Khalid el Wardi peut ainsi à juste titre considérer que le médiateur du tourisme sera certainement le premier à faire jurisprudence sur toutes ces questions.
4. Une garantie financière toujours efficace
Frédéric Selnet nous a rappelé l’origine de la garantie financière. Celle ci est destinée à protéger les voyageurs en cas de défaillance financière des opérateurs. Les prestations sèches restent dans le champ de la garantie financière.
La libération de la garantie financière en cas de difficulté est possible sans demander l’avis d’un client. Elle reste efficace car comme l’a rappelé Emmanuel Toromanoff durant le colloque : « 40 000 clients ont été remboursés en 10 ans ».
Autre précision et nouveauté : un établissement situé en France et ayant plusieurs filiales à l’étranger peut avoir un seul garant pour l’ensemble de son activité situé en France ou hors France.
Les incidences pénales de cette Garantie financière ont été rappelées par Joël Gautier. Reste à considérer comme lui que ce sera l’application de ces règles qui restera compliquée.
5. Des innovations importantes sur les contrats touristiques
C’est sans doute dans ce domaine du champ contractuel que les innovations sont les plus importantes. D’une part le formalisme est accru et de nombreuses obligations sont ajoutées.

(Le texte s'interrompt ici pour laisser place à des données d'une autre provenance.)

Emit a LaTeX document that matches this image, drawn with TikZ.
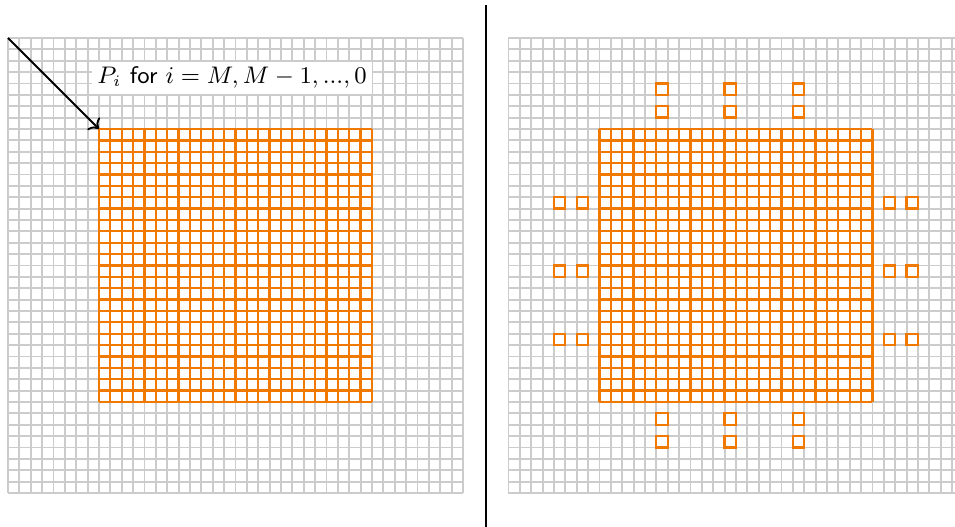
\documentclass[tikz,border=0pt]{standalone}
\usepackage{amsmath}
\usetikzlibrary{arrows.meta}
\definecolor{hotorange}{RGB}{242,121,0}
\tikzset{
  faint/.style={draw=black!20, line width=0.7pt, step=0.15cm},
  hot/.style={draw=hotorange, line width=0.85pt, step=0.15cm},
  lbl/.style={fill=white, inner sep=2pt, font=\fontsize{9}{11}\selectfont},
  ptr/.style={->, line width=0.7pt}
}

\begin{document}
\begin{tikzpicture}[x=0.15cm,y=0.15cm]
\useasboundingbox (-0.7,-2.99) rectangle (83.26,43.34);
% left panel
\draw[faint] (0,0) grid (40,40);
\draw[hot] (8,8) grid (32,32);
\coordinate (lcorner) at (0,40);
\coordinate (lblock) at (8,32);
\node[lbl] (plabel) at (19.7,36.5) {$P_i$ \textsf{for} $i = M, M-1, ..., 0$};
\draw[ptr] (lcorner) -- (lblock);
% divider
\coordinate (dtop) at (42,42.9);
\coordinate (dbot) at (42,-3);
\draw[line width=0.7pt] (dtop) -- (dbot);
% right panel
\begin{scope}[xshift=6.6cm]
\draw[faint] (0,0) grid (40,40);
\draw[hot] (8,8) grid (32,32);
\foreach \c in {13,19,25}
  \foreach \r in {4,6,33,35} {
    \draw[hot] (\c,\r) rectangle ++(1,1);
    \draw[hot] (\r,\c) rectangle ++(1,1);
  }
\end{scope}
\end{tikzpicture}
\end{document}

Peut-on encore parler de contrat et de forfait touristique ? C’est la question évoquée durant le colloque par le Professeur Christophe Lachièze qui s’interroge fort justement sur la question de savoir si d’un point de vue juridique, le forfait « à la carte » et plus encore le forfait dynamique est un forfait touristique ? Quant à la prestation de voyage liée elle constitue à ses yeux un quasi contrat.
La théorie de l’apparence jouera un rôle tout particulier dans cette nouvelle législation.
Sur les nouvelles obligations pesant sur le professionnel on peut être relativement dubitatif. Comme le note Xavier Delpech : « trop d’information tue l’information ».
Idem pour la révision du contrat : le prix de la prestation touristique pourra être augmenté pour le carburant mais aussi pour les autres sources d’énergie. Quelles sont-elles ?
6. La responsabilité de plein droit maintenue
Elle reste maintenue au grand dam des professionnels et de leurs instances représentatives mais à la grande satisfaction des associations de consommateurs. Pour Maître Emmanuelle Llop : "Ce maintien pèse lourd dans la balance si l’on y ajoute les nouvelles obligations des professionnels issus de la directive : la justification des frais d’annulation, les horaires de vols, la langue des services, la prise en charge des frais de remplacement pour n’en citer que quelques uns."
7. Les autres pays européens perplexes face à la directive
Alors sommes- nous les seuls en Europe à rester perplexes vis-à-vis de ce texte ?
Le Portugal a aussi fait le choix d’une transposition maximale comme l’a précisé le Professeur Carlos Torres. L’Espagne n’a pas encore transposé. Et l’on voit que chaque communauté autonome a des compétences propres. Ce qui laisse imaginer ce que sera la transposition de cette directive comme le pense le Professeur Melgosa. Valérie Augros a rappelé fort justement que ce seront les juges qui permettront de voir la réalité de cette nouvelle législation.